According to Mark Holden, global strategy director, Starcom, the growth in mobile expenditure “reflects a maturing of the understanding of the importance of mobile as a device to drive both influence and transaction. Mobile advertising has matured significantly in the last few years, playing a number of key roles across the customer journey, from complementing demand-generating media through to driving persuasion in proximity to key purchase moments. Most brands have recognised the need for mobile-specific strategies, destinations, and assets – investing to ensure their marketing effectively matches consumer behaviour and expectation”.
Video, OOH & native
Mobile isn’t the only category supporting digital ad spend growth. Grant Munro, general manager, Shutterstock Custom, says: “The fast-paced nature of the world we now live in presents marketers with a challenge to be able to constantly produce innovative, high-quality branded content. There are creative tech platforms that enable brands to customise their voice through the content they make, which are easy to use and on a budget. Vertical video is now key for brands to maximise their digital marketing strategy. Consumers want to watch content that is extremely visual and engaging, forcing brands to get creative with vertical video for their mobile-hungry consumers. With more and more businesses turning to social media tools to help with this constant demand for content, we would expect budgets in this area will continue to grow.”
According to Ally Stuart, managing director EMEA, Sharethrough, the industry needs to “continue to innovate and adapt – and marketers are rightly placing the spotlight on budgets to ensure they invest in the right formats in the right environments to provide the best possible user experience and, in turn, the greatest return on investment. Engaging, content-driven, and context-based formats, such as native, will help build trust and transparency ensuring that digital continues to provide value to brands and publishers – and of course, consumers”.
Despite poorer growth in main media budgets, Stuart Taylor, CEO western europe, Kinetic, points out this area is still seeing growth.

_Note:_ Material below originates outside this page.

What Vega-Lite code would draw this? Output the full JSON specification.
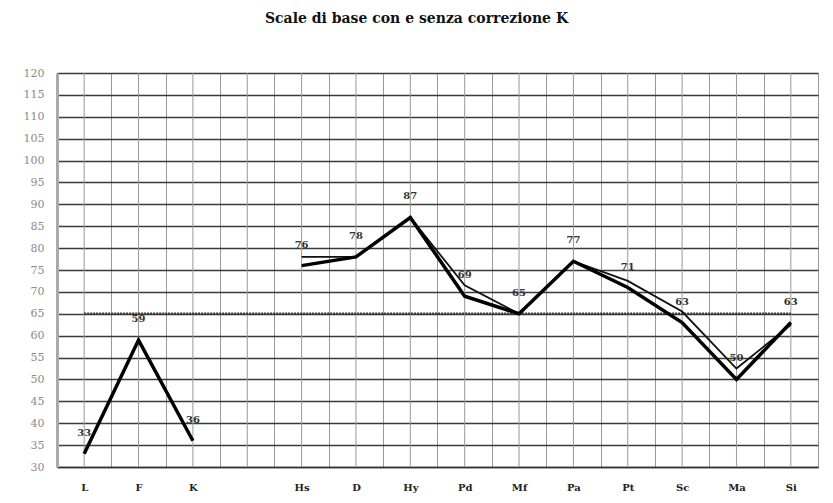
{
  "$schema": "https://vega.github.io/schema/vega-lite/v6.json",
  "width": 761,
  "height": 394,
  "autosize": {"type": "none"},
  "padding": {"left": 57, "top": 73, "right": 15, "bottom": 36},
  "background": "white",
  "title": {
    "text": "Scale di base con e senza correzione K",
    "font": "DejaVu Serif",
    "fontSize": 14,
    "fontWeight": "bold",
    "color": "#111",
    "anchor": "middle",
    "dx": -21,
    "offset": 41
  },
  "config": {
    "axisY": {
      "title": null,
      "grid": true,
      "gridColor": "#3a3a3a",
      "gridWidth": 1.6,
      "ticks": false,
      "domain": true,
      "domainColor": "#aaa",
      "domainWidth": 3,
      "labelFont": "DejaVu Serif",
      "labelFontSize": 11,
      "labelColor": "#8a8a8a",
      "labelPadding": 13,
      "labelOverlap": false
    }
  },
  "datasets": {
    "cats": [
      {"scale": "L"}, {"scale": "F"}, {"scale": "K"}, {"scale": " "},
      {"scale": "Hs"}, {"scale": "D"}, {"scale": "Hy"}, {"scale": "Pd"},
      {"scale": "Mf"}, {"scale": "Pa"}, {"scale": "Pt"}, {"scale": "Sc"},
      {"scale": "Ma"}, {"scale": "Si"}
    ],
    "cutoff": [
      {"scale": "L", "value": 65},
      {"scale": "Si", "value": 65}
    ],
    "corrected": [
      {"scale": "Hs", "value": 78},
      {"scale": "D", "value": 78},
      {"scale": "Hy", "value": 87},
      {"scale": "Pd", "value": 71.5},
      {"scale": "Mf", "value": 65},
      {"scale": "Pa", "value": 77},
      {"scale": "Pt", "value": 72.5},
      {"scale": "Sc", "value": 65.5},
      {"scale": "Ma", "value": 52.5},
      {"scale": "Si", "value": 62.5}
    ],
    "base": [
      {"scale": "L", "value": 33, "group": "validity"},
      {"scale": "F", "value": 59, "group": "validity"},
      {"scale": "K", "value": 36, "group": "validity"},
      {"scale": "Hs", "value": 76, "group": "clinical"},
      {"scale": "D", "value": 78, "group": "clinical"},
      {"scale": "Hy", "value": 87, "group": "clinical"},
      {"scale": "Pd", "value": 69, "group": "clinical"},
      {"scale": "Mf", "value": 65, "group": "clinical"},
      {"scale": "Pa", "value": 77, "group": "clinical"},
      {"scale": "Pt", "value": 71, "group": "clinical"},
      {"scale": "Sc", "value": 63, "group": "clinical"},
      {"scale": "Ma", "value": 50, "group": "clinical"},
      {"scale": "Si", "value": 63, "group": "clinical"}
    ]
  },
  "encoding": {
    "x": {
      "field": "scale",
      "type": "nominal",
      "sort": null,
      "scale": {
        "domain": ["L", "F", "K", " ", "Hs", "D", "Hy", "Pd", "Mf", "Pa", "Pt", "Sc", "Ma", "Si"],
        "paddingInner": 0,
        "paddingOuter": 0
      },
      "axis": {
        "title": null,
        "labelAngle": 0,
        "grid": true,
        "tickBand": "extent",
        "gridColor": "#999",
        "gridWidth": 1,
        "ticks": false,
        "domain": true,
        "domainColor": "#333",
        "domainWidth": 1.6,
        "labelFont": "DejaVu Serif",
        "labelFontWeight": "bold",
        "labelFontSize": 10,
        "labelColor": "#222",
        "labelPadding": 15
      }
    }
  },
  "layer": [
    {
      "data": {"name": "cats"},
      "mark": {"type": "rule", "color": "#999", "strokeWidth": 1},
      "encoding": {}
    },
    {
      "data": {"name": "cutoff"},
      "mark": {"type": "line", "color": "#333", "strokeWidth": 2.5, "strokeDash": [2, 1]},
      "encoding": {
        "y": {
          "field": "value",
          "type": "quantitative",
          "scale": {"domain": [30, 120], "nice": false, "zero": false},
          "axis": {"values": [30, 35, 40, 45, 50, 55, 60, 65, 70, 75, 80, 85, 90, 95, 100, 105, 110, 115, 120]}
        }
      }
    },
    {
      "data": {"name": "corrected"},
      "mark": {"type": "line", "color": "#111", "strokeWidth": 1.8},
      "encoding": {
        "y": {
          "field": "value",
          "type": "quantitative",
          "axis": {"values": [30, 35, 40, 45, 50, 55, 60, 65, 70, 75, 80, 85, 90, 95, 100, 105, 110, 115, 120]}
        }
      }
    },
    {
      "data": {"name": "base"},
      "mark": {"type": "line", "color": "#000", "strokeWidth": 3.5},
      "encoding": {
        "y": {
          "field": "value",
          "type": "quantitative",
          "axis": {"values": [30, 35, 40, 45, 50, 55, 60, 65, 70, 75, 80, 85, 90, 95, 100, 105, 110, 115, 120]}
        },
        "detail": {"field": "group"}
      }
    },
    {
      "data": {"name": "base"},
      "mark": {"type": "text", "dy": -21, "font": "DejaVu Serif", "fontSize": 10, "fontWeight": "bold", "color": "#333"},
      "encoding": {
        "y": {
          "field": "value",
          "type": "quantitative",
          "axis": {"values": [30, 35, 40, 45, 50, 55, 60, 65, 70, 75, 80, 85, 90, 95, 100, 105, 110, 115, 120]}
        },
        "text": {"field": "value", "type": "quantitative"}
      }
    }
  ]
}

He says “main media budgets, which includes Out-of-Home (OOH), are still experiencing growth, with a net balance of +1.7%. While this growth has slowed, we’re confident the OOH sector will continue to experience a steady uplift in spend throughout the year ahead.
“Against a wider backdrop of uncertainty and caution, marketing directors are seeking reliable and cost-effective ways to create a ‘brand fame halo effect’ around their communications; and OOH offers a breadth of flexible opportunities, from traditional billboards to dynamic Digital-Out-of-Home (DOOH).

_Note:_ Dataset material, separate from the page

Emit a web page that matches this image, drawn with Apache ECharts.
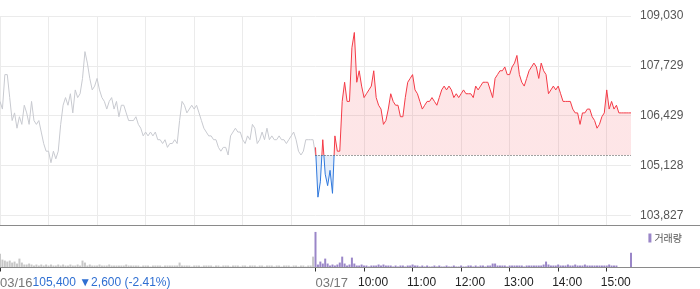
<!DOCTYPE html>
<html><head><meta charset="utf-8">
<script src="https://cdn.jsdelivr.net/npm/echarts@6/dist/echarts.min.js"></script>
<style>html,body{margin:0;padding:0;background:#fff}#c{width:700px;height:289px}</style>
</head><body><div id="c"></div>
<script>
// ---------- data ----------
const day1Date = '03/16';
const day2Date = '03/17';
const stepMinutes = 3;           // sampling step of the series
const prevClose = 105400;        // 03/16 close (baseline of 03/17)
const prevChange = -2600;
const prevChangePct = -2.41;
const yTickValues = [103827, 105128, 106429, 107729, 109030];
const hourLabels = ['10:00', '11:00', '12:00', '13:00', '14:00', '15:00'];

// 03/16 prices, 09:00 .. 15:30 every 3 minutes
const day1Prices = [
  106800,106600,107500,107500,106900,106300,106500,106100,106400,106200,
  106700,106500,106200,106800,106300,106200,106300,106000,105700,105500,
  105500,105200,105500,105300,105500,106200,106700,106900,106700,107000,
  106500,107100,106900,107000,107400,108100,107800,107400,107100,107200,
  107400,107100,106900,106800,106600,106800,106900,106600,106800,106400,
  106700,106700,106500,106300,106300,106300,106400,106200,106100,105900,
  106000,105900,106000,105900,106000,105800,105800,105700,105800,105600,
  105700,105700,105800,105700,106300,106800,106700,106500,106600,106700,
  106600,106700,106500,106300,106100,106000,105900,105900,105800,105800,
  105600,105500,105600,105600,105400,105900,106000,106100,106000,106000,
  105800,105700,105900,105800,106200,106100,105700,105800,106000,105800,
  106100,105800,105900,105800,105800,105900,105800,105800,105700,105800,
  105900,106000,105800,105500,105400,105500,105800,105800,105800,105800,
  105400
];
// 03/17 prices, 09:00 .. 15:30 every 3 minutes
const day2Prices = [
  105600,104300,104700,105800,104900,104600,105000,104400,105900,105500,
  105500,106800,107300,106800,106800,108200,108600,107300,107600,107200,
  106900,107000,107100,107200,107600,106900,106700,106600,106200,106300,
  106600,107000,106800,106700,106700,106400,106400,106900,107300,107400,
  107500,107100,107000,106800,106600,106700,106800,106800,106900,106800,
  106700,106900,107100,107200,107100,107200,107100,106900,107000,106900,
  107000,107100,107000,107000,107000,106900,107200,107100,107200,107300,
  107300,107300,107100,106900,107400,107500,107600,107600,107700,107500,
  107500,107700,107800,108000,107500,107300,107200,107400,107600,107700,
  107800,107700,107400,107800,107600,107500,107000,107100,107200,107100,
  107200,107000,106800,106800,106800,106800,106600,106500,106500,106200,
  106500,106500,106600,106600,106400,106300,106100,106200,106400,106500,
  107100,106600,106800,106600,106700,106500,106500,106500,106500,106500,
  106500
];
// traded volume per 3-minute bin (relative units)
const day1Volume = [
  14,8,7,6,7,5,6,4,9,5,
  3,3,4,3,2,3,2,3,2,3,
  2,3,2,2,3,2,3,2,2,3,
  2,2,3,2,7,5,2,3,2,2,
  2,3,2,2,2,3,2,2,2,2,
  2,2,3,2,2,2,2,2,1,2,
  2,2,1,2,2,2,2,1,2,2,
  2,2,2,2,5,2,2,2,2,1,
  2,2,2,1,2,2,2,2,1,2,
  2,1,2,2,2,1,2,2,2,1,
  2,2,1,2,2,2,1,2,2,1,
  2,2,2,1,2,2,1,2,2,2,
  1,2,2,1,2,2,1,2,2,11
];
const day2Volume = [
  36,3,6,4,9,4,2,3,2,3,
  5,11,4,2,3,10,4,2,2,3,
  2,2,1,2,2,2,3,2,3,2,
  2,2,1,2,1,2,2,1,2,2,
  3,2,2,1,2,1,2,1,1,2,
  1,2,1,1,2,1,1,2,1,1,
  2,1,1,2,2,1,2,1,2,2,
  1,2,2,4,4,2,2,2,2,1,
  2,2,2,2,2,2,1,2,2,2,
  2,2,2,2,3,6,3,2,2,2,
  3,2,2,2,3,2,2,3,2,2,
  2,3,2,2,2,2,2,2,2,2,
  2,3,2,2,2,0,0,0,0,0,
  15
];

// ---------- build ----------
const perDay = day1Prices.length - 1;           // 130 steps per session
const total = perDay * 2 + 1;                   // shared point at 03/17 open
function hhmm(k) {
  const m = 9 * 60 + k * stepMinutes;
  return String(Math.floor(m / 60)).padStart(2, '0') + ':' + String(m % 60).padStart(2, '0');
}
const cats = [];
for (let i = 0; i < total; i++) {
  const v = i < perDay ? day1Date + ' ' + hhmm(i) : day2Date + ' ' + hhmm(i - perDay);
  cats.push((i === 0 || i === perDay) ? { value: v, textStyle: { align: 'left' } } : v);
}
const pad = n => Array(n).fill('-');
const s1 = day1Prices.concat(pad(total - day1Prices.length));
const s2 = pad(perDay).concat(day2Prices);
const v1 = day1Volume.concat(pad(total - day1Volume.length));
const v2 = pad(perDay).concat(day2Volume);
const stepsPerHour = 60 / stepMinutes;
const isHour = i => i === 0 || (i <= perDay ? i % stepsPerHour === 0 : (i - perDay) % stepsPerHour === 0);
const isLabel = i => i === 0 || (i >= perDay && (i - perDay) % stepsPerHour === 0);
const fmt = n => n.toLocaleString('en-US');
const infoText = fmt(prevClose) + ' ' + (prevChange < 0 ? '▼' : '▲') + fmt(Math.abs(prevChange)) +
  ' (' + prevChangePct.toFixed(2) + '%)';

const FONT = "'Liberation Sans', Arial, sans-serif";
const RED = '#f43a46', BLUE = '#2f78dc', PURPLE = '#9a86c8', GRAYLINE = '#c8cad0';
const Y_MIN = 103560, Y_MAX = 109030;

const chart = echarts.init(document.getElementById('c'), null, { renderer: 'canvas' });
chart.setOption({
  animation: false,
  backgroundColor: '#fff',
  textStyle: { fontFamily: FONT },
  grid: [
    { left: 0, right: 69, top: 16, bottom: 63.5, outerBoundsMode: 'none' },
    { left: 0, right: 69, top: 226, bottom: 21.5, outerBoundsMode: 'none' }
  ],
  legend: {
    data: ['거래량'], right: 18, top: 233, padding: 0, icon: 'rect',
    itemWidth: 3, itemHeight: 9, itemGap: 4, selectedMode: false,
    textStyle: { fontSize: 10, color: '#555', fontFamily: "'Noto Sans CJK KR', sans-serif", padding: [0, 0, 0, -2] }
  },
  xAxis: [
    {
      type: 'category', gridIndex: 0, data: cats, boundaryGap: false,
      axisLine: { show: false }, axisTick: { show: false }, axisLabel: { show: false },
      splitLine: { show: true, interval: (i) => isHour(i), lineStyle: { color: '#ebebeb', width: 1 } }
    },
    {
      type: 'category', gridIndex: 1, data: cats, boundaryGap: false,
      axisLine: { show: false },
      axisTick: { show: true, interval: (i) => isLabel(i), length: 4, lineStyle: { color: '#333' } },
      axisLabel: {
        show: true, interval: (i) => isLabel(i), margin: 9, hideOverlap: false,
        fontFamily: FONT,
        formatter: (value, index) => {
          if (index === 0) return '{d|' + day1Date + '}{i|' + infoText + '}';
          if (index === perDay) return '{d|' + day2Date + '}';
          return '{t|' + value.slice(6) + '}';
        },
        rich: {
          d: { fontSize: 13, color: '#777', fontFamily: FONT },
          i: { fontSize: 12, color: '#2f6fd2', fontFamily: FONT },
          t: { fontSize: 12, color: '#222', fontFamily: FONT, padding: [0, 0, 0, 18] }
        }
      },
      splitLine: { show: false }
    }
  ],
  yAxis: [
    {
      type: 'value', gridIndex: 0, position: 'right', min: Y_MIN, max: Y_MAX,
      axisLine: { show: false },
      axisTick: { show: false, customValues: yTickValues },
      axisLabel: { customValues: yTickValues, formatter: v => fmt(Math.round(v)), color: '#555', fontSize: 12, margin: 9, fontFamily: FONT },
      splitLine: { show: true, lineStyle: { color: '#ebebeb', width: 1 } }
    },
    { type: 'value', gridIndex: 1, show: false, min: 0, max: 42, splitLine: { show: false } }
  ],
  visualMap: {
    type: 'piecewise', show: false, seriesIndex: 1,
    pieces: [{ gt: prevClose, lte: Y_MAX + 10000, color: RED }, { gte: Y_MIN - 10000, lte: prevClose, color: BLUE }]
  },
  series: [
    {
      name: day1Date, type: 'line', xAxisIndex: 0, yAxisIndex: 0, data: s1,
      symbol: 'none', silent: true, lineStyle: { width: 1, color: GRAYLINE }, itemStyle: { color: GRAYLINE }
    },
    {
      name: day2Date, type: 'line', xAxisIndex: 0, yAxisIndex: 0, data: s2,
      symbol: 'none', silent: true, lineStyle: { width: 1 },
      areaStyle: { origin: prevClose, opacity: 0.13 },
      markLine: {
        silent: true, symbol: ['none', 'none'], label: { show: false },
        lineStyle: { type: [1, 2], color: '#444', width: 1 },
        data: [[{ coord: [perDay, prevClose] }, { coord: [total - 1, prevClose] }]]
      }
    },
    {
      name: 'vol1', type: 'bar', xAxisIndex: 1, yAxisIndex: 1, data: v1,
      barWidth: 2, barGap: '-100%', silent: true, itemStyle: { color: '#c8c8c8' }
    },
    {
      name: '거래량', type: 'bar', xAxisIndex: 1, yAxisIndex: 1, data: v2,
      barWidth: 2, barGap: '-100%', silent: true, itemStyle: { color: PURPLE }
    }
  ],
  graphic: [
    { type: 'line', silent: true, z: 10, shape: { x1: 0, y1: 225.5, x2: 700, y2: 225.5 }, style: { stroke: '#8a8a8a', lineWidth: 1 } },
    { type: 'line', silent: true, z: 10, shape: { x1: 0, y1: 267.5, x2: 700, y2: 267.5 }, style: { stroke: '#8a8a8a', lineWidth: 1 } }
  ]
});
</script>
</body></html>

“In particular, we predict DOOH campaigns will continue to attract brands, as it delivers a similar priming effect as broadcast campaigns on big-ticket media channels such as TV, but with a smaller price-tag. DOOH has also been proven to be an effective complementary media channel for digital campaigns across mobile, a category which experienced growth in the last quarter and is forecast to continue in a similar vein in 2018/19.”